WHAT IS REQUIRED
Beginning with the first line, set down every line through the one containing "from matplotlib.patches import", exactly as it appears, but not the pictures.

= = = =

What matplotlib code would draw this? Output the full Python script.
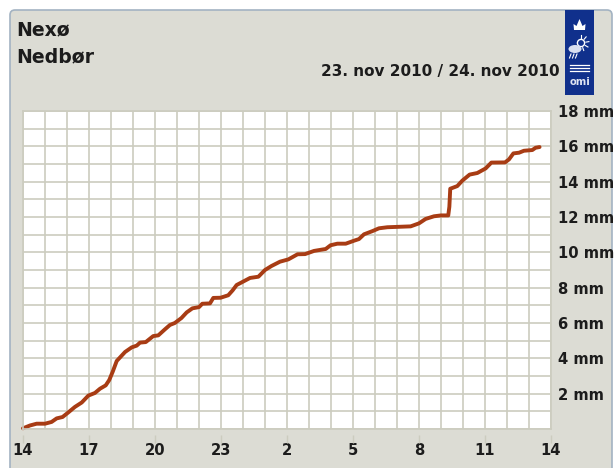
import numpy as np
import matplotlib
matplotlib.use("Agg")
import matplotlib.pyplot as plt
from matplotlib.patches import FancyBboxPatch, Rectangle, Circle, Polygon, Ellipse

hours = [0, .32, .62, 1.0, 1.3, 1.53, 1.8, 2.06, 2.36, 2.67, 2.97, 3.27, 3.5, 3.76, 3.92, 4.08, 4.26, 4.64,
         4.94, 5.17, 5.32, 5.58, 5.92, 6.15, 6.45, 6.68, 6.9, 7.2, 7.44, 7.7, 8.0, 8.15, 8.5, 8.65, 8.98,
         9.33, 9.53, 9.71, 10.0, 10.32, 10.7, 11.0, 11.3, 11.68, 12.06, 12.48, 12.82, 13.23, 13.76, 13.98,
         14.29, 14.67, 15.05, 15.27, 15.5, 15.88, 16.18, 16.56, 17.62, 18.0, 18.3, 18.68, 19.0, 19.33,
         19.38, 19.42, 19.74, 19.97, 20.3, 20.65, 21.03, 21.29, 21.91, 22.09, 22.29, 22.55, 22.77, 23.15,
         23.3, 23.48]
rain_mm = [.04, .2, .3, .3, .4, .6, .68, .94, 1.25, 1.5, 1.89, 2.04, 2.28, 2.47, 2.77, 3.25, 3.85, 4.36,
           4.62, 4.72, 4.89, 4.92, 5.26, 5.3, 5.64, 5.89, 6.0, 6.28, 6.6, 6.83, 6.9, 7.09, 7.11, 7.42, 7.43,
           7.57, 7.85, 8.15, 8.34, 8.55, 8.62, 9.0, 9.23, 9.47, 9.6, 9.89, 9.9, 10.08, 10.19, 10.4,
           10.49, 10.49, 10.66, 10.75, 11.02, 11.2, 11.36, 11.42, 11.47, 11.64, 11.89, 12.04, 12.09, 12.09,
           12.58, 13.6, 13.75, 14.06, 14.4, 14.49, 14.75, 15.08, 15.09, 15.26, 15.6, 15.64, 15.75, 15.79,
           15.92, 15.96]
x_ticks = [0, 3, 6, 9, 12, 15, 18, 21, 24]
x_labels = ['14', '17', '20', '23', '2', '5', '8', '11', '14']
y_ticks = [2, 4, 6, 8, 10, 12, 14, 16, 18]
y_labels = ['2 mm', '4 mm', '6 mm', '8 mm', '10 mm', '12 mm', '14 mm', '16 mm', '18 mm']

W, H = 614, 468
PANEL = '#dcdcd4'
GRID = '#ccccbf'
LINE = '#a83c14'
TXT = '#1c1c1c'
fig = plt.figure(figsize=(W / 100, H / 100), dpi=100, facecolor='white')
plt.rcParams['font.family'] = 'DejaVu Sans'

bg = fig.add_axes([0, 0, 1, 1], zorder=0)
bg.set_xlim(0, W); bg.set_ylim(H, 0); bg.axis('off')
bg.add_patch(FancyBboxPatch((14, 14), 594, H + 20, boxstyle='round,pad=4,rounding_size=5',
                            fc=PANEL, ec='#a3b3c2', lw=1.2, clip_on=True))
bg.text(16, 30, 'Nexø', fontsize=13.6, color=TXT, va='center', ha='left', fontweight='bold')
bg.text(16, 56.5, 'Nedbør', fontsize=13.6, color=TXT, va='center', ha='left', fontweight='bold')
bg.text(321, 71.5, '23. nov 2010 / 24. nov 2010', fontsize=11.0, color=TXT, va='center', ha='left',
        fontweight='bold')

# DMI logo
BLUE = '#10308c'
bg.add_patch(Rectangle((565, 10), 29, 84.5, fc=BLUE, ec='none'))
bg.add_patch(Polygon([(574, 30), (585, 30), (585.5, 24), (582.5, 26), (579.5, 19),
                      (576.5, 26), (573.5, 24)], fc='white', ec='none'))
bg.add_patch(Circle((581, 43), 3.6, fc='none', ec='white', lw=1))
for a in np.deg2rad([-90, -50, -10, 30, 70]):
    bg.plot([581 + 5 * np.cos(a), 581 + 8 * np.cos(a)], [43 + 5 * np.sin(a), 43 + 8 * np.sin(a)], color='white', lw=.8)
bg.add_patch(Ellipse((575, 49), 13, 8, fc='#d8dff0', ec='none'))
for dx in (-3, 0, 3):
    bg.plot([574 + dx, 572.5 + dx], [54, 58], color='white', lw=.8)
for yy in (65, 68, 71):
    bg.plot([570, 589], [yy, yy], color='white', lw=.9)
bg.text(579.5, 82, 'omi', fontsize=7.2, color='#dfe4f2', fontweight='bold', ha='center', va='center')

# Chart
L, R, T, B = 23, 551, 111, 429
ax = fig.add_axes([L / W, 1 - B / H, (R - L) / W, (B - T) / H], zorder=1)
ax.set_xlim(0, 24); ax.set_ylim(0, 18)
ax.set_facecolor('white')
ax.set_xticks(np.arange(0, 25)); ax.set_yticks(np.arange(0, 19))
ax.grid(True, color=GRID, lw=1.2)
ax.set_axisbelow(True)
ax.tick_params(length=0, labelbottom=False, labelleft=False)
for s in ax.spines.values():
    s.set_color(GRID); s.set_linewidth(1.2)
ax.plot(hours, rain_mm, color=LINE, lw=2.8, solid_joinstyle='round', solid_capstyle='round', clip_on=False)

ax2 = fig.add_axes(ax.get_position(), zorder=2, frameon=False)
ax2.set_xlim(0, 24); ax2.set_ylim(0, 18)
ax2.set_xticks(x_ticks, x_labels, fontsize=10.6, color=TXT, fontweight='bold')
ax2.tick_params(axis='x', length=0, pad=10)
ax2.vlines(x_ticks, -0.79, -0.34, color=GRID, lw=1, clip_on=False)
ax2.yaxis.tick_right()
ax2.set_yticks(y_ticks, y_labels, fontsize=10.6, color=TXT, fontweight='bold')
ax2.tick_params(axis='y', length=0, pad=5)

fig.savefig('out.png', dpi=100, facecolor='white')
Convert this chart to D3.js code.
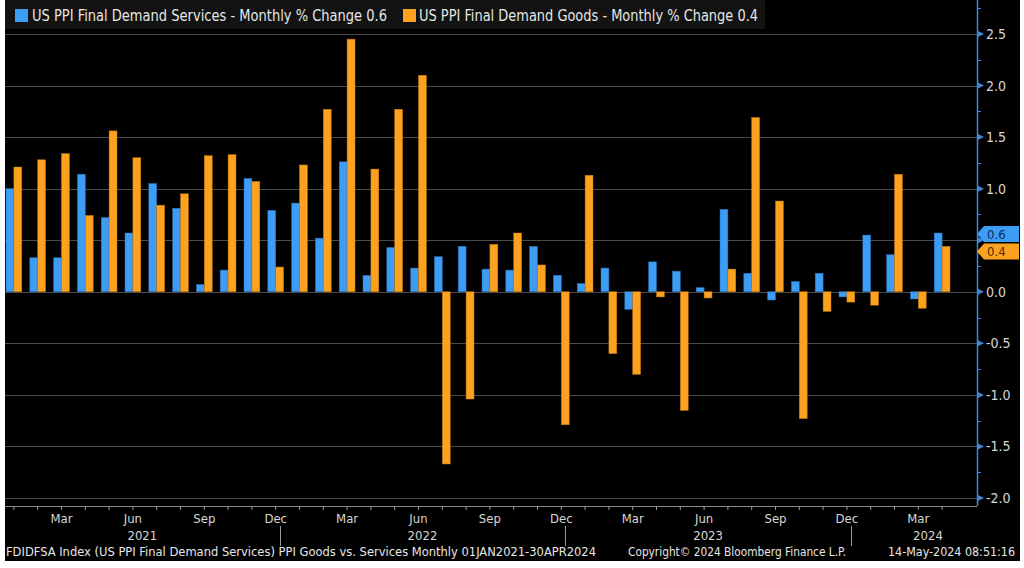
<!DOCTYPE html>
<html><head><meta charset="utf-8">
<script src="https://cdn.jsdelivr.net/npm/d3@7"></script>
<style>
html,body{margin:0;padding:0;background:#fff;}
svg{display:block;}
text{font-family:'DejaVu Sans Condensed','DejaVu Sans',sans-serif;font-stretch:condensed;}
</style></head><body>
<svg id="chart" width="1024" height="568"></svg>
<script>
const months = [
 "Jan 2021","Feb 2021","Mar 2021","Apr 2021","May 2021","Jun 2021","Jul 2021","Aug 2021","Sep 2021","Oct 2021","Nov 2021","Dec 2021",
 "Jan 2022","Feb 2022","Mar 2022","Apr 2022","May 2022","Jun 2022","Jul 2022","Aug 2022","Sep 2022","Oct 2022","Nov 2022","Dec 2022",
 "Jan 2023","Feb 2023","Mar 2023","Apr 2023","May 2023","Jun 2023","Jul 2023","Aug 2023","Sep 2023","Oct 2023","Nov 2023","Dec 2023",
 "Jan 2024","Feb 2024","Mar 2024","Apr 2024"];
const services = [
 1.00,0.33,0.33,1.14,0.72,0.57,1.05,0.81,0.07,0.21,1.10,0.79,
 0.86,0.52,1.26,0.16,0.43,0.23,0.34,0.44,0.22,0.21,0.44,0.16,
 0.08,0.23,-0.17,0.29,0.20,0.04,0.80,0.18,-0.08,0.10,0.18,-0.05,
 0.55,0.36,-0.07,0.57];
const goods = [
 1.21,1.28,1.34,0.74,1.56,1.30,0.84,0.95,1.32,1.33,1.07,0.24,
 1.23,1.77,2.45,1.19,1.77,2.10,-1.67,-1.04,0.46,0.57,0.26,-1.29,
 1.13,-0.60,-0.80,-0.05,-1.15,-0.06,0.22,1.69,0.88,-1.23,-0.19,-0.10,
 -0.13,1.14,-0.16,0.44];
const seriesKeys = ["services","goods"];
const seriesLabels = ["US PPI Final Demand Services - Monthly % Change 0.6","US PPI Final Demand Goods - Monthly % Change 0.4"];
const lastLabels = ["0.6","0.4"];
const yTicks = [-2.0,-1.5,-1.0,-0.5,0.0,0.5,1.0,1.5,2.0,2.5];
const yTickHidden = [0.5]; // covered by last-value labels in the reference
const monthTickLabels = ["Mar","Jun","Sep","Dec"];
const years = ["2021","2022","2023","2024"];
const footerLeft = "FDIDFSA Index (US PPI Final Demand Services) PPI Goods vs. Services  Monthly 01JAN2021-30APR2024";
const footerMid = "Copyright\u00A9 2024 Bloomberg Finance L.P.";
const footerRight = "14-May-2024 08:51:16";

const colors = {services:"#3d9cf4", goods:"#fca21f"};
const strokes = {services:"#2b6fb3", goods:"#c27610"};
const axisBlue = "#3f86d8";

const svg = d3.select("#chart");
const plotLeft = 5, axisX = 977, xAxisY = 506;

svg.append("rect").attr("x",5).attr("y",0).attr("width",1015).attr("height",561).attr("fill","#000");

const y = d3.scaleLinear().domain([-2,2.5]).range([498,34]);
const x0 = d3.scaleBand().domain(months).range([2,954]).padding(0);
const x1 = d3.scaleBand().domain(seriesKeys).range([4, x0.bandwidth()-4]).padding(0);

// gridlines
svg.append("g").selectAll("line").data(yTicks).join("line")
  .attr("x1",plotLeft).attr("x2",axisX)
  .attr("y1",d=>Math.round(y(d))+0.5).attr("y2",d=>Math.round(y(d))+0.5)
  .attr("stroke","#4a4a4a").attr("stroke-width",1);

// bars
const data = months.map((m,i)=>({month:m, services:services[i], goods:goods[i]}));
const groups = svg.append("g").selectAll("g").data(data).join("g")
  .attr("transform",d=>`translate(${x0(d.month)},0)`);
groups.selectAll("rect").data(d=>seriesKeys.map(k=>({key:k, value:d[k]}))).join("rect")
  .attr("x",d=>x1(d.key)).attr("width",x1.bandwidth())
  .attr("y",d=>y(Math.max(0,d.value)))
  .attr("height",d=>Math.abs(y(d.value)-y(0)))
  .attr("fill",d=>colors[d.key]).attr("stroke",d=>strokes[d.key]).attr("stroke-width",0.5);

// x axis
svg.append("line").attr("x1",plotLeft).attr("x2",axisX).attr("y1",xAxisY+0.5).attr("y2",xAxisY+0.5)
  .attr("stroke","#8a8a8a").attr("stroke-width",1);
const xAxis = d3.axisBottom(x0).tickSize(4).tickPadding(4)
  .tickFormat(d=>{const n=d.split(" ")[0]; return monthTickLabels.includes(n)?n:"";});
const gx = svg.append("g").attr("transform",`translate(0,${xAxisY})`).call(xAxis);
gx.select(".domain").remove();
gx.selectAll(".tick line").attr("stroke","#9a9a9a");
gx.selectAll(".tick text").attr("fill","#d6d6d6").attr("font-size",13)
  .attr("font-family","'DejaVu Sans Condensed','DejaVu Sans',sans-serif");

// year separators and labels
const decX = years.slice(0,3).map(yr=>x0("Dec "+yr)+x0.bandwidth()/2+4);
svg.append("g").selectAll("line").data(decX).join("line")
  .attr("x1",d=>Math.round(d)+0.5).attr("x2",d=>Math.round(d)+0.5).attr("y1",526).attr("y2",546)
  .attr("stroke","#9a9a9a");
const bounds = [plotLeft, ...decX, 1005];
svg.append("g").selectAll("text").data(years).join("text")
  .attr("x",(d,i)=>(bounds[i]+bounds[i+1])/2).attr("y",540)
  .attr("text-anchor","middle").attr("fill","#d6d6d6").attr("font-size",13).text(d=>d);

// right axis
svg.append("line").attr("x1",axisX+0.5).attr("x2",axisX+0.5).attr("y1",0).attr("y2",xAxisY)
  .attr("stroke",axisBlue).attr("stroke-width",1.5);
const minor = d3.range(-2,2.8,0.25).filter(v=>Math.abs(v*2-Math.round(v*2))>0.01);
svg.append("g").selectAll("line").data(minor).join("line")
  .attr("x1",axisX).attr("x2",axisX+4).attr("y1",d=>Math.round(y(d))+0.5).attr("y2",d=>Math.round(y(d))+0.5)
  .attr("stroke",axisBlue);
svg.append("g").selectAll("path").data(yTicks).join("path")
  .attr("d",d=>{const yy=y(d);return `M${axisX},${yy-3.5}L${axisX+7},${yy}L${axisX},${yy+3.5}Z`;})
  .attr("fill",axisBlue);
const yAxis = d3.axisRight(y).tickValues(yTicks.filter(v=>!yTickHidden.includes(v)))
  .tickSize(0).tickPadding(9).tickFormat(d=>d.toFixed(1));
const gy = svg.append("g").attr("transform",`translate(${axisX},0)`).call(yAxis);
gy.select(".domain").remove();
gy.selectAll(".tick text").attr("fill","#d6d6d6").attr("font-size",14)
  .attr("font-family","'DejaVu Sans Condensed','DejaVu Sans',sans-serif");

// last-value labels (goods first so services is drawn on top)
const lastVals = [{key:"goods", v:goods[goods.length-1], t:lastLabels[1], dy:4},{key:"services", v:services[services.length-1], t:lastLabels[0], dy:0}];
lastVals.forEach(o=>{
  const yy = y(o.v)+1+o.dy;
  svg.append("path").attr("d",`M${axisX},${yy}L${axisX+7},${yy-8}L1019,${yy-8}L1019,${yy+8}L${axisX+7},${yy+8}Z`)
    .attr("fill",colors[o.key]);
  svg.append("text").attr("x",987).attr("y",yy+4.5).attr("fill", o.key==="services"?"#0d2d57":"#4a2a00")
    .attr("font-size",13).text(o.t);
});

// legend
svg.append("rect").attr("x",5).attr("y",0).attr("width",760).attr("height",29).attr("fill","#121212");
const legX = [15,403], legTX=[32,419], legW=[355,339];
seriesKeys.forEach((k,i)=>{
  svg.append("rect").attr("x",legX[i]).attr("y",9).attr("width",13).attr("height",13).attr("fill",colors[k]);
  svg.append("text").attr("x",legTX[i]).attr("y",21).attr("fill","#e6e6e6").attr("font-size",15)
    .attr("textLength",legW[i]).attr("lengthAdjust","spacingAndGlyphs").text(seriesLabels[i]);
});

// footer
svg.append("text").attr("x",6).attr("y",556).attr("fill","#e6e6e6").attr("font-size",12)
  .attr("textLength",590).attr("lengthAdjust","spacingAndGlyphs").text(footerLeft);
svg.append("text").attr("x",628).attr("y",556).attr("fill","#e6e6e6").attr("font-size",12)
  .attr("textLength",218).attr("lengthAdjust","spacingAndGlyphs").text(footerMid);
svg.append("text").attr("x",888).attr("y",556).attr("fill","#e6e6e6").attr("font-size",12)
  .attr("textLength",127).attr("lengthAdjust","spacingAndGlyphs").text(footerRight);
</script>
</body></html>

= = = =

REPLY TO THE TASK
What matplotlib code would draw this? Output the full Python script.
import numpy as np
import matplotlib
matplotlib.use("Agg")
import matplotlib.pyplot as plt
from matplotlib.patches import FancyBboxPatch, Rectangle, Circle, Polygon, Ellipse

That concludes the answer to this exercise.